Formerly the information kit packed along with the wine samples has included rather in-depth material on the winemakers, their careers, their goals with this cuvée, the history of the various vineyards and wineries, and so forth. This kit eschews all that, in favor of a beautiful and photo-crammed booklet about traveling in Chile ....

So it is up to me to do my own research and tell you, very briefly, that at the bottom of the Marques Casa Concha label above -- the picture cuts it off -- the name Concha Y Toro is, of course, the familiar name of "Latin America's major wine exporter" and one of the biggest wine brands in the world. If you've bought those generous 1.5 liter jugs of Frontera malbec and chardonnay and everything else, you know Concha Y Toro. If you've bought Fetzer, you now know Concha Y Toro, since Concha Y Toro just acquired Fetzer (you follow me). If, like me, the first wine you really liked was Frontera's dry rosé, then you'll have a special affection for the label, and might even be peeved to learn that, contrary to what you have been told, yes they do still make it. It's delicious, all bursting with juicy tart strawberries and acidic red grapefruit, giving on to a bracingly dry finish. Good with almost anything. Wish I knew where to get it.

... now about the beautiful and photo-crammed Chilean tourism booklet.
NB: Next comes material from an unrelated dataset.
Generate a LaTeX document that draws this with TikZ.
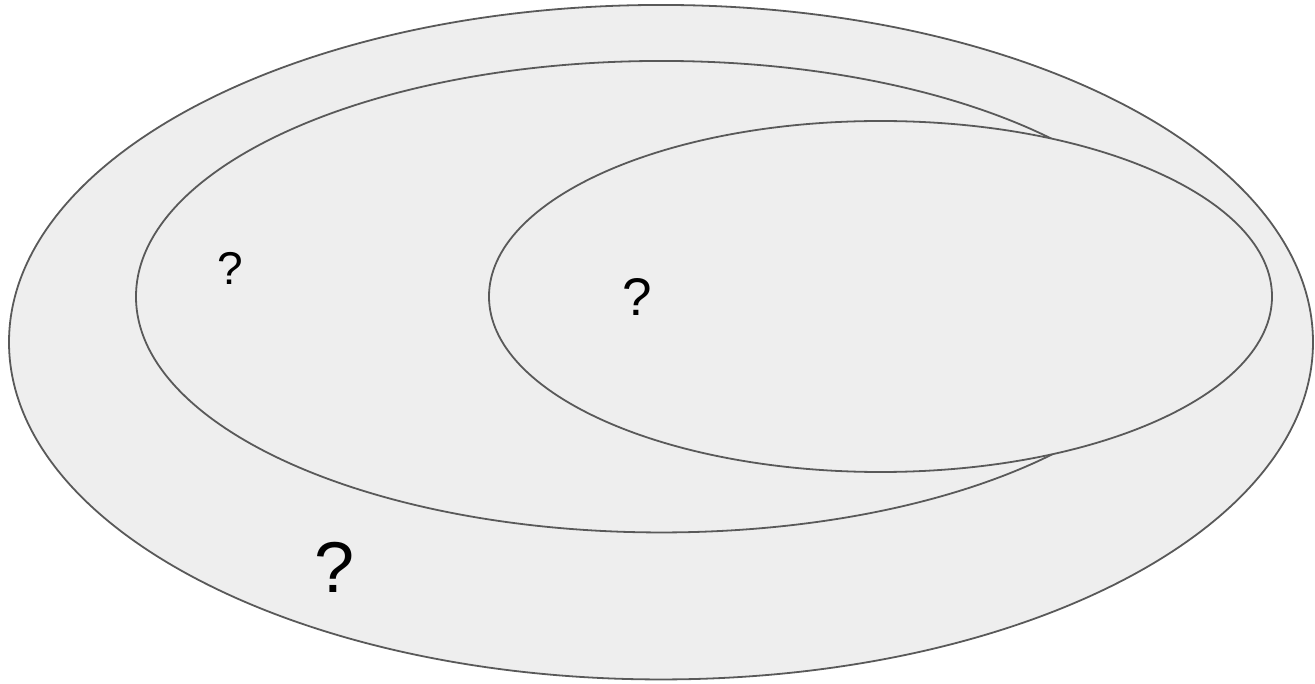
\documentclass[tikz,border=0pt]{standalone}
\usepackage{fontspec}
\setmainfont{Liberation Sans}
\usetikzlibrary{shapes.geometric}
\definecolor{setfill}{HTML}{EEEEEE}
\definecolor{setline}{HTML}{595959}
\tikzset{
  setshape/.style={ellipse, draw=setline, fill=setfill, line width=1.8pt, inner sep=0pt, outer sep=0pt},
  qmark/.style={inner sep=0pt, text=black}
}
\begin{document}
\begin{tikzpicture}[x=1pt,y=-1pt]
\useasboundingbox (0,0) rectangle (1315,684);
\node[setshape, minimum width=1304pt, minimum height=674.5pt] (outer) at (661,342.2) {};
\node[setshape, minimum width=1051pt, minimum height=471.5pt] (middle) at (661.5,296.7) {};
\node[setshape, minimum width=783pt, minimum height=351pt] (inner) at (880.5,296.5) {};
\node[qmark, font=\fontsize{46}{50}\selectfont] (q1) at (230,268) {?};
\node[qmark, font=\fontsize{53}{58}\selectfont] (q2) at (637.5,297) {?};
\node[qmark, font=\fontsize{72}{78}\selectfont] (q3) at (335,567) {?};
\end{tikzpicture}
\end{document}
Having thumbed through it, and having seen the splashing fountains in Santiago, and the ski slopes in Valle Nevado, and the surfing at Pichilemu, having hiked Patagonia's otherworldly crags and green valleys, and seen the volcanoes and the rose-bedecked streets of Puerto Varas and the glaciers and the whales of San Rafael Lagoon, I think I can safely say I now have no deep need to go to Chile. Armchair travel can be wonderful. Lisa Medchill puts it well:


I learned that the French refer to [pleasure] travel as a way to “change les idées”—change your ideas. Granted, just because the French say it doesn’t mean it’s wrong, but in this case, I really think they’re wrong.

Case in point, a few years ago, yoga freaks everywhere seemed to be lugging their purple mats to India precisely to “change les idées.” I was asked along on several such trips but declined. India is no doubt fascinating and the people sound very nice over the phone but … thanks for asking and godspeed. As it turned out, the only changes in ideas I heard from returning travelers dealt with multiplying the recommended dosage of Imodium. The best idea was an advanced formula called Explodium. 

On the upside, I learned enough about India to close my eyes and convince myself I went there and never needed to go back. One imagined trip was enough. Really, it’s staggering how much you can learn about the world by avoiding it. Without moving a muscle, I know St. Bart’s is “so restful,” Machu Picchu “so transcendent” and the Masai “so cheerful.” I don’t see why I have to confirm it all firsthand. You’ve rated the hotels, reviewed the meals, described the felonious cab drivers … why see the movie? Which exposes another dimly lit truth: The high point of any trip is when it’s over. People like travel but they love saying, “I just got back from Uruguay.” With open access to exotic locales, travel has become a seedy form of exhibitionism, more something to recount than experience.

Her entire article, "The Middle of Somewhere: Why I Hate Travel," from the New York Observer of April 2008, is worth reading just for her grudging admission that visiting her own vacation home constituted a "not overtly horrific" trip. There is also this:


I like being home. The sweet habit of home holds life’s potential. Preferring to be available to my own life, I’m pretty sure news about an optioned screenplay won’t reach me in Tuscany. It doesn’t reach me at home, either, but at least here, self-delusion makes some sense. Other people may like being in the middle of nowhere. Not me. And my atlas shows maybe four places in the world that aren’t in the middle of nowhere.

All this is not a swipe at the beauties of Chile, still less a swipe at Chilean wine of course. I just happened to find Ms. Medchill's article the same week I took a look at the gorgeous travel brochure (they called it "Chile is Good For You"). It helped focus my ideas. I do so enjoy writers who can master that curmudgeonly-but-not-bitter tone. And she made the pictures speak to me with new meaning. All those people smiling happily as they skiied, snorkeled, clipped bunches of grapes from the vines, plastered Atacama mud on their cheeks, and raised their glasses in toasts to fun. I'll bet you couldn't wait to get home, I thought curmudgeon-ly. One lady is even smoking a cigarette as she stands on a boat and looks, smiling, at the lake. Aha! Nerves. Show me to my armchair, give me a glass of Chilean carmenère, and stand back.